Ten years after the Sept. 11 attacks, ex-city worker Natarajan Venkataram says he’s sorry he stole millions of dollars meant for identifying the remains of trade center victims.
He’s just not sorry enough to turn over $400,000 sitting in his bank account in India.
The city has recovered $7 million of the $10 million he and an accomplice stole, but he went to court to hold onto this final portion of his ill-gotten gains.
In a phone interview from the federal prison camp at Fort Dix, N.J., Venkataram, 46, whined about jail conditions and apologized repeatedly for his crime.
Asked about the disputed cash, Venkataram said: “All the issues are still pending in the court.”
The city medical examiner’s office got millions of dollars from the feds to help identify the remains of nearly 3,000 victims.
Venkataram, then a manager dealing with the medical examiner’s computer system, and his girlfriend, Rosa Abreu, siphoned off millions via shell companies and fake contract bids.
When Venkataram learned probers were on to him, he transferred $1 million to his Indian bank accounts, prosecutors say.
Arrested in 2005, Venkataram pleaded guilty to embezzlement and money laundering. He got 15 years in jail; Abreu got six.
Venkataram also was ordered to pay $2.9 million in restitution. Hoping to retrieve even more, the city sued him and won an $8 million judgment in 2009.

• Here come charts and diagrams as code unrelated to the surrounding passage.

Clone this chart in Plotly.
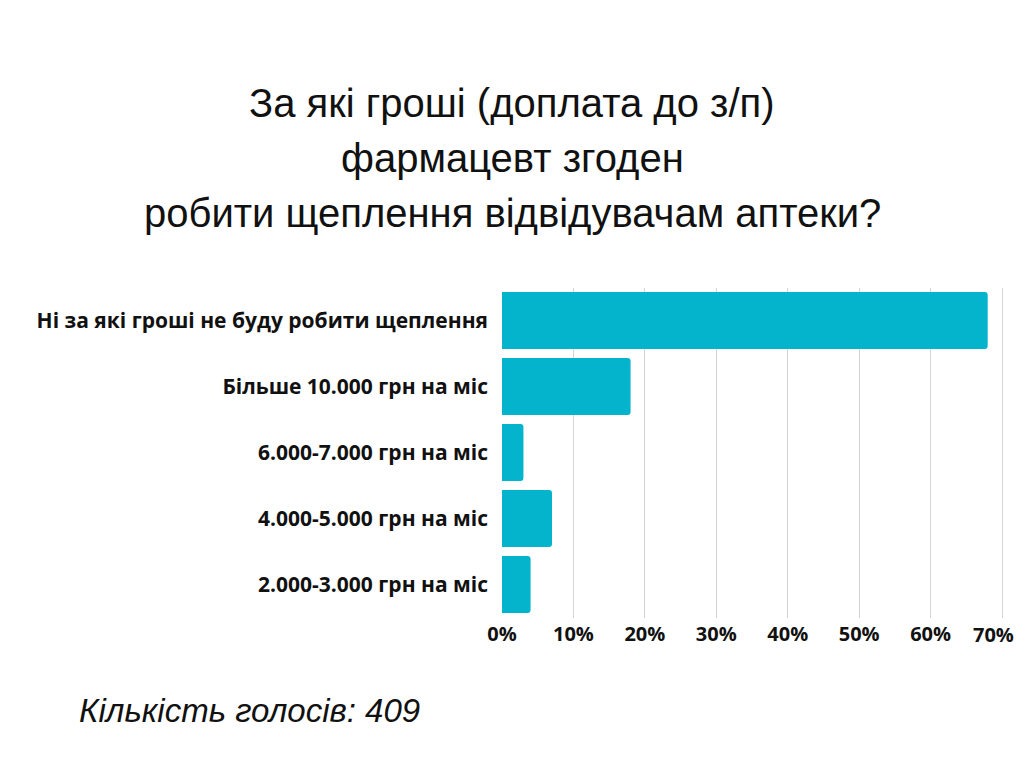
import plotly.graph_objects as go

# answer options (top to bottom as in the chart)
categories = [
    "Ні за які гроші не буду робити щеплення",
    "Більше 10.000 грн на міс",
    "6.000-7.000 грн на міс",
    "4.000-5.000 грн на міс",
    "2.000-3.000 грн на міс",
]
shares = [68, 18, 3, 7, 4]
x_ticks = [0, 10, 20, 30, 40, 50, 60, 70]
x_tick_labels = ["0%", "10%", "20%", "30%", "40%", "50%", "60%", "70%"]

title_lines = [
    "За які гроші (доплата до з/п)",
    "фармацевт згоден",
    "робити щеплення відвідувачам аптеки?",
]
footer = "Кількість голосів: 409"

# the page body adds an 8px margin; positions below are given in window
# pixels and shifted back by that amount
OFF = 8
W, H = 1024 - OFF, 768 - 2 * OFF


def px_x(v):
    return (v - OFF) / W


def px_y(v):
    return 1 - (v - OFF) / H


tick_font = dict(family="Open Sans", size=20, color="#111111", weight="bold")

# the last label touches the window edge, so it is drawn as an annotation
# on the axis value and nudged in a little instead of as a tick label
tick_text = x_tick_labels[:-1] + [""]

# a bit of room past 70% so its grid line is kept
x_max = 70.6
x_left, x_70 = 502, 1002
x_right = x_left + (x_70 - x_left) * x_max / 70

fig = go.Figure(go.Bar(
    x=shares,
    y=categories,
    orientation="h",
    width=0.86,
    marker=dict(color="#03B4CC", cornerradius=3, line=dict(width=0)),
    hoverinfo="x+y",
))

fig.update_layout(
    width=W, height=H,
    margin=dict(l=0, r=0, t=0, b=0),
    paper_bgcolor="white",
    plot_bgcolor="white",
    showlegend=False,
    font=dict(family="Open Sans", color="#111111"),
    xaxis=dict(
        domain=[px_x(x_left), px_x(x_right)],
        range=[0, x_max],
        tickvals=x_ticks,
        ticktext=tick_text,
        automargin=False,
        showgrid=True,
        gridcolor="#d4d4d4",
        gridwidth=1,
        zeroline=False,
        showline=False,
        ticks="",
        ticklabelstandoff=2,
        tickfont=tick_font,
    ),
    yaxis=dict(
        domain=[px_y(617.5), px_y(287.5)],
        categoryorder="array",
        categoryarray=categories[::-1],
        automargin=False,
        showgrid=False,
        zeroline=False,
        showline=False,
        ticks="",
        ticklabelstandoff=13,
        tickfont=dict(family="Open Sans", size=21, color="#111111", weight="bold"),
    ),
)

fig.add_annotation(
    text=x_tick_labels[-1], xref="x", yref="paper",
    x=x_ticks[-1], y=px_y(634), xshift=-9,
    xanchor="center", yanchor="middle", showarrow=False,
    font=tick_font,
)

# three-line title, each line placed separately to keep the wide spacing
for i, line in enumerate(title_lines):
    fig.add_annotation(
        text=line, xref="paper", yref="paper",
        x=px_x(512), y=px_y(103 + 55 * i),
        xanchor="center", yanchor="middle", showarrow=False,
        font=dict(family="Liberation Sans", size=40, color="#111111"),
    )

fig.add_annotation(
    text="<i>" + footer + "</i>", xref="paper", yref="paper",
    x=px_x(77), y=px_y(710),
    xanchor="left", yanchor="middle", showarrow=False,
    font=dict(family="Liberation Sans", size=33, color="#111111"),
)

fig.write_html("out.html")
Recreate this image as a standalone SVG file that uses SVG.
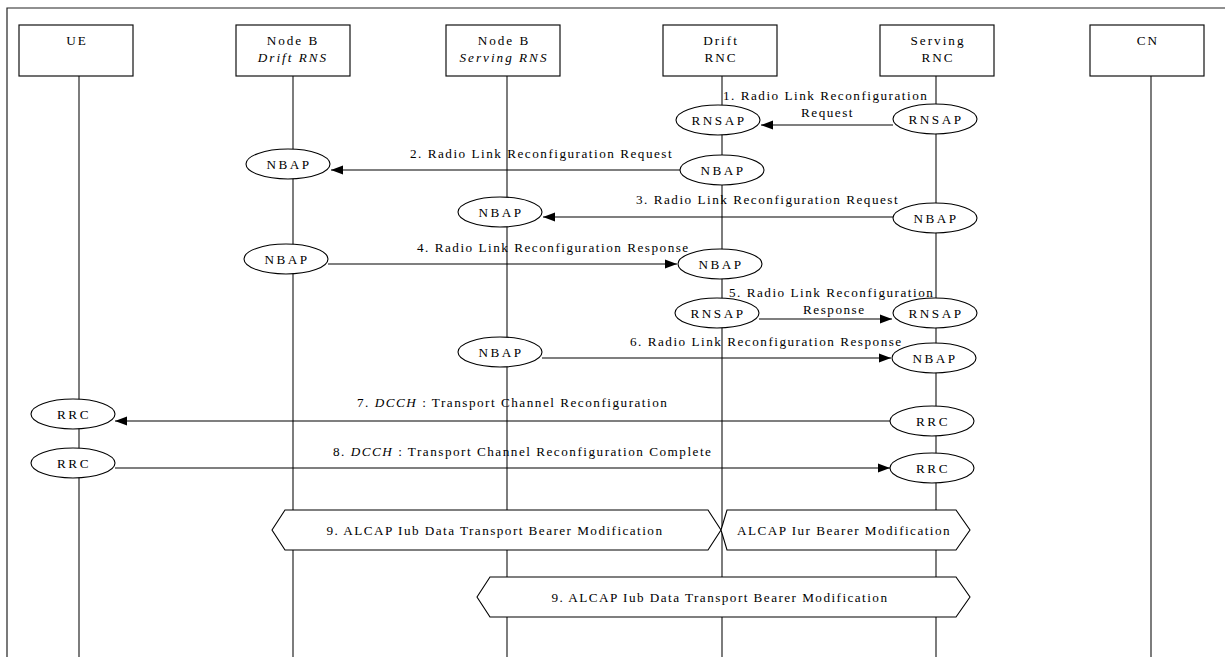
<svg xmlns="http://www.w3.org/2000/svg" width="1225" height="657" viewBox="0 0 1225 657">
<defs>
<style>
.frame{fill:none;stroke:#222;stroke-width:1.2}
.box{fill:#fff;stroke:#111;stroke-width:1.2}
.life{stroke:#111;stroke-width:1.1;fill:none}
.ell{fill:#fff;stroke:#000;stroke-width:1.1}
.msg{stroke:#000;stroke-width:1.1;fill:none;marker-end:url(#ah)}
.hex{fill:#fff;stroke:#000;stroke-width:1.1}
text{font-family:"Liberation Serif","Times New Roman",serif;font-size:13.2px;fill:#000}
.nt{text-anchor:middle;letter-spacing:2px}
.et{text-anchor:middle;letter-spacing:2.5px}
.mt{letter-spacing:1.5px}
.ht{text-anchor:middle;letter-spacing:1.45px}
.it{font-style:italic}
</style>
<marker id="ah" markerWidth="12" markerHeight="10" refX="12" refY="5" orient="auto" markerUnits="userSpaceOnUse">
<path d="M0,0.5 L12,5 L0,9.5 Z" fill="#000"/>
</marker>
</defs>
<rect width="1225" height="657" fill="#fff"/>
<path class="frame" d="M7,657 V8 H1225"/>

<g id="lifelines">
<line class="life" x1="79" y1="76" x2="79" y2="657"/>
<line class="life" x1="293" y1="76" x2="293" y2="657"/>
<line class="life" x1="507" y1="76" x2="507" y2="657"/>
<line class="life" x1="722" y1="76" x2="722" y2="657"/>
<line class="life" x1="936" y1="76" x2="936" y2="657"/>
<line class="life" x1="1151" y1="76" x2="1151" y2="657"/>
</g>

<g id="ue"><rect class="box" x="19" y="25" width="114" height="51"/><text class="nt" x="77" y="45">UE</text></g>
<g id="nodeb-drift"><rect class="box" x="236" y="25" width="114" height="51"/><text class="nt" x="293" y="45">Node B</text><text class="nt it" x="293" y="62">Drift RNS</text></g>
<g id="nodeb-serving"><rect class="box" x="446" y="25" width="114" height="51"/><text class="nt" x="504" y="45">Node B</text><text class="nt it" x="504" y="62">Serving RNS</text></g>
<g id="drift-rnc"><rect class="box" x="663" y="25" width="114" height="51"/><text class="nt" x="721" y="45">Drift</text><text class="nt" x="721" y="62">RNC</text></g>
<g id="serving-rnc"><rect class="box" x="880" y="25" width="114" height="51"/><text class="nt" x="938" y="45">Serving</text><text class="nt" x="938" y="62">RNC</text></g>
<g id="cn"><rect class="box" x="1090" y="25" width="114" height="51"/><text class="nt" x="1148" y="45">CN</text></g>

<g id="connectors">
<line class="msg" x1="893" y1="125" x2="761" y2="125"/>
<line class="msg" x1="680" y1="170" x2="331" y2="170"/>
<line class="msg" x1="893" y1="217" x2="543" y2="217"/>
<line class="msg" x1="328" y1="264" x2="677" y2="264"/>
<line class="msg" x1="759" y1="319" x2="892" y2="319"/>
<line class="msg" x1="542" y1="358" x2="891" y2="358"/>
<line class="msg" x1="890" y1="421" x2="115" y2="421"/>
<line class="msg" x1="115" y1="468" x2="890" y2="468"/>
</g>

<g id="labels">
<text class="mt" x="723" y="100">1. Radio Link Reconfiguration</text>
<text class="mt" x="801" y="117">Request</text>
<text class="mt" x="410" y="158">2. Radio Link Reconfiguration Request</text>
<text class="mt" x="636" y="204">3. Radio Link Reconfiguration Request</text>
<text class="mt" x="417" y="252">4. Radio Link Reconfiguration Response</text>
<text class="mt" x="729" y="297">5. Radio Link Reconfiguration</text>
<text class="mt" x="803" y="314">Response</text>
<text class="mt" x="630" y="346">6. Radio Link Reconfiguration Response</text>
<text class="mt" x="357" y="407">7. <tspan class="it">DCCH</tspan> : Transport Channel Reconfiguration</text>
<text class="mt" x="333" y="456">8. <tspan class="it">DCCH</tspan> : Transport Channel Reconfiguration Complete</text>
</g>

<g id="e1a"><ellipse class="ell" cx="718" cy="120" rx="42" ry="15"/><text class="et" x="719" y="125">RNSAP</text></g>
<g id="e1b"><ellipse class="ell" cx="935" cy="119" rx="42" ry="15"/><text class="et" x="936" y="124">RNSAP</text></g>
<g id="e2a"><ellipse class="ell" cx="288" cy="164" rx="42" ry="15"/><text class="et" x="289" y="169">NBAP</text></g>
<g id="e2b"><ellipse class="ell" cx="722" cy="170" rx="42" ry="15"/><text class="et" x="723" y="175">NBAP</text></g>
<g id="e3a"><ellipse class="ell" cx="500" cy="212" rx="42" ry="15"/><text class="et" x="501" y="217">NBAP</text></g>
<g id="e3b"><ellipse class="ell" cx="935" cy="218" rx="42" ry="15"/><text class="et" x="936" y="223">NBAP</text></g>
<g id="e4a"><ellipse class="ell" cx="286" cy="259" rx="42" ry="15"/><text class="et" x="287" y="264">NBAP</text></g>
<g id="e4b"><ellipse class="ell" cx="720" cy="264" rx="42" ry="15"/><text class="et" x="721" y="269">NBAP</text></g>
<g id="e5a"><ellipse class="ell" cx="717" cy="313" rx="42" ry="15"/><text class="et" x="718" y="318">RNSAP</text></g>
<g id="e5b"><ellipse class="ell" cx="935" cy="313" rx="42" ry="15"/><text class="et" x="936" y="318">RNSAP</text></g>
<g id="e6a"><ellipse class="ell" cx="500" cy="352" rx="42" ry="15"/><text class="et" x="501" y="357">NBAP</text></g>
<g id="e6b"><ellipse class="ell" cx="934" cy="358" rx="42" ry="15"/><text class="et" x="935" y="363">NBAP</text></g>
<g id="e7a"><ellipse class="ell" cx="73" cy="414" rx="42" ry="15"/><text class="et" x="74" y="419">RRC</text></g>
<g id="e7b"><ellipse class="ell" cx="932" cy="421" rx="42" ry="15"/><text class="et" x="933" y="426">RRC</text></g>
<g id="e8a"><ellipse class="ell" cx="73" cy="463" rx="42" ry="15"/><text class="et" x="74" y="468">RRC</text></g>
<g id="e8b"><ellipse class="ell" cx="932" cy="468" rx="42" ry="15"/><text class="et" x="933" y="473">RRC</text></g>

<g id="hex1"><polygon class="hex" points="272,530 285,510 708,510 721,530 708,550 285,550"/><text class="ht" x="495" y="535">9. ALCAP Iub Data Transport Bearer Modification</text></g>
<g id="hex2"><polygon class="hex" points="721,530 727,510 956,510 970,530 956,550 727,550"/><text class="ht" x="844" y="535">ALCAP Iur Bearer Modification</text></g>
<g id="hex3"><polygon class="hex" points="477,597 490,577 956,577 970,597 956,617 490,617"/><text class="ht" x="720" y="602">9. ALCAP Iub Data Transport Bearer Modification</text></g>
</svg>
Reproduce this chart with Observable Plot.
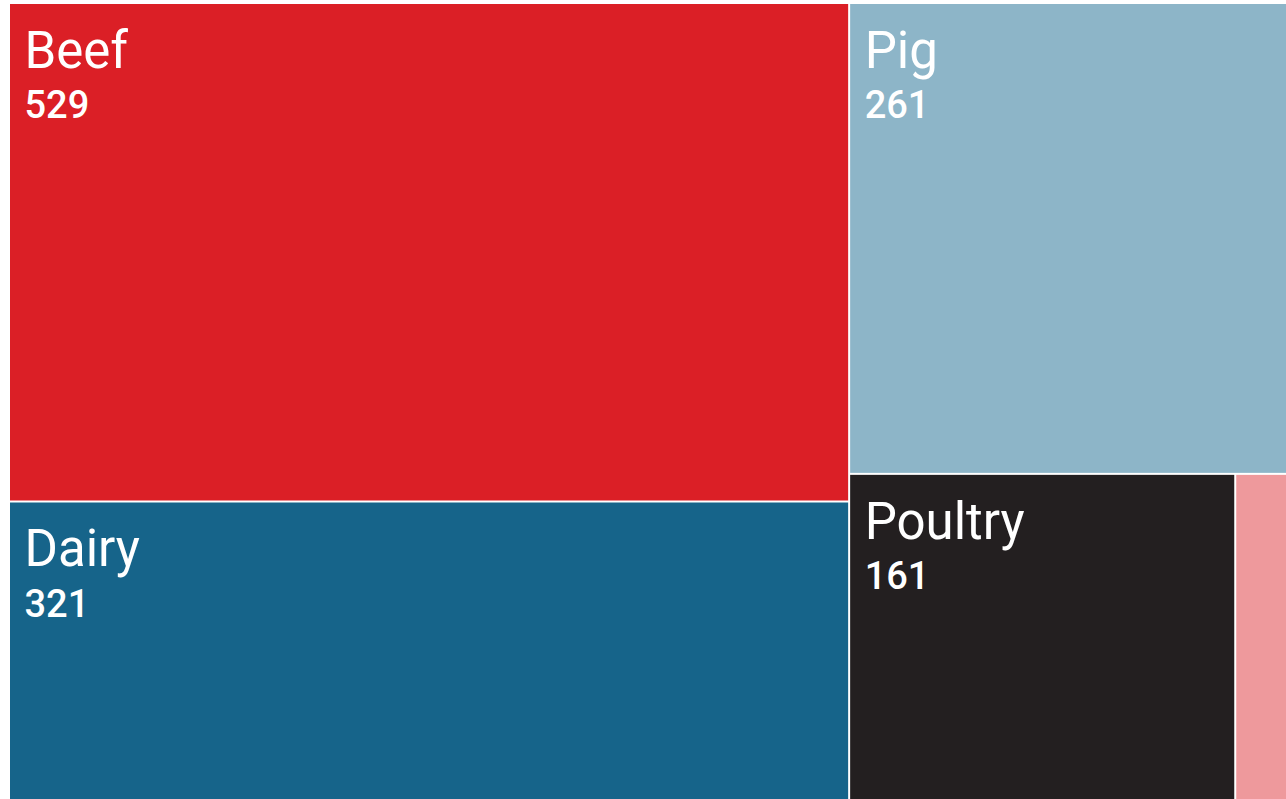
<!DOCTYPE html>
<html>
<head>
<meta charset="utf-8">
<script src="https://cdn.jsdelivr.net/npm/d3@7"></script>
<script src="https://cdn.jsdelivr.net/npm/@observablehq/plot@0.6"></script>
<style>
  html, body { margin: 0; padding: 0; background: #fff; }
  #chart { width: 1286px; height: 799px; overflow: hidden; }
  svg { display: block; }
</style>
</head>
<body>
<div id="chart"></div>
<script>
const categories = ["Beef", "Dairy", "Pig", "Poultry", "Other"];
const values = [529, 321, 261, 161, 22];
const colors = ["#db1f26", "#16648a", "#8db5c8", "#231f20", "#ee999c"];

const W = 1277, H = 799;
const root = d3.hierarchy({children: categories.map((name, i) => ({name, value: values[i], color: colors[i]}))})
  .sum(d => d.value || 0)
  .sort((a, b) => b.value - a.value);
d3.treemap().tile(d3.treemapSquarify).size([W, H]).paddingInner(2).round(false)(root);
const cells = root.leaves().map(l => ({
  name: l.data.name, value: l.data.value, color: l.data.color,
  x0: l.x0, x1: l.x1, y0: l.y0, y1: l.y1
}));
const labeled = cells.filter(d => d.x1 - d.x0 > 150);

const chart = Plot.plot({
  width: 1286,
  height: 799,
  marginLeft: 10,
  marginTop: 4,
  marginRight: 0,
  marginBottom: 0,
  x: {domain: [0, W], range: [10, 10 + W], axis: null},
  y: {domain: [0, H], range: [4, 4 + H], axis: null},
  style: {fontFamily: "Roboto, sans-serif", background: "#fff"},
  marks: [
    Plot.rect(cells, {x1: "x0", x2: "x1", y1: "y0", y2: "y1", fill: d => d.color}),
    Plot.text(labeled, {x: "x0", y: "y0", text: "name", dx: 14, dy: 27, textAnchor: "start", lineAnchor: "top", fill: "#fff", fontSize: 51, fontWeight: 400}),
    Plot.text(labeled, {x: "x0", y: "y0", text: d => String(d.value), dx: 14, dy: 87, textAnchor: "start", lineAnchor: "top", fill: "#fff", fontSize: 38, fontWeight: 500})
  ]
});
document.getElementById("chart").appendChild(chart);
</script>
</body>
</html>
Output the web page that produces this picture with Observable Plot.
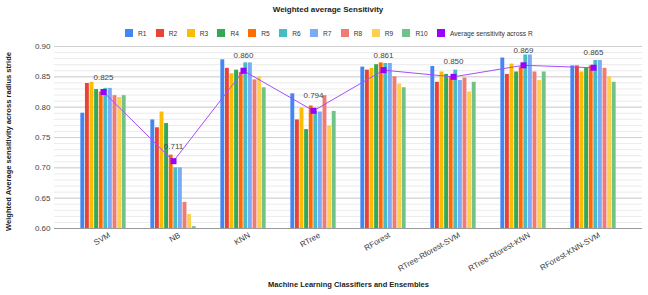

“We’ve been using that judgment to collect any other money that we can find of his,” city lawyer Eric Proshansky said.
The city — led by the Department of Investigation — has recovered nearly $7 million from the scheme, including $6 million from an overseas company.
“DOI’s work helped identify how the funds were routed so they could be recovered,” DOI Commissioner Rose Gill Hearn said.
Probers discovered a bank in India containing about $700,000. The bank froze the money in 2006, but Venkataram’s sister sued in India to get the money.
In September 2010, U.S courts barred Venkataram and his reps from touching the money.
Venkataram’s court filings have ranged from “contradictory” to “misleading,” Manhattan Federal Judge Naomi Reice Buchwald wrote in July.
He claimed much of the money deposited in his name belongs to relatives and “should not be seized or forfeited.”
He said the money was in his name because India forbids “native residents” from keeping U.S. money in state banks.
In June, the bank transferred $223,000 to the city, records show; approximately $400,000 remains in the account.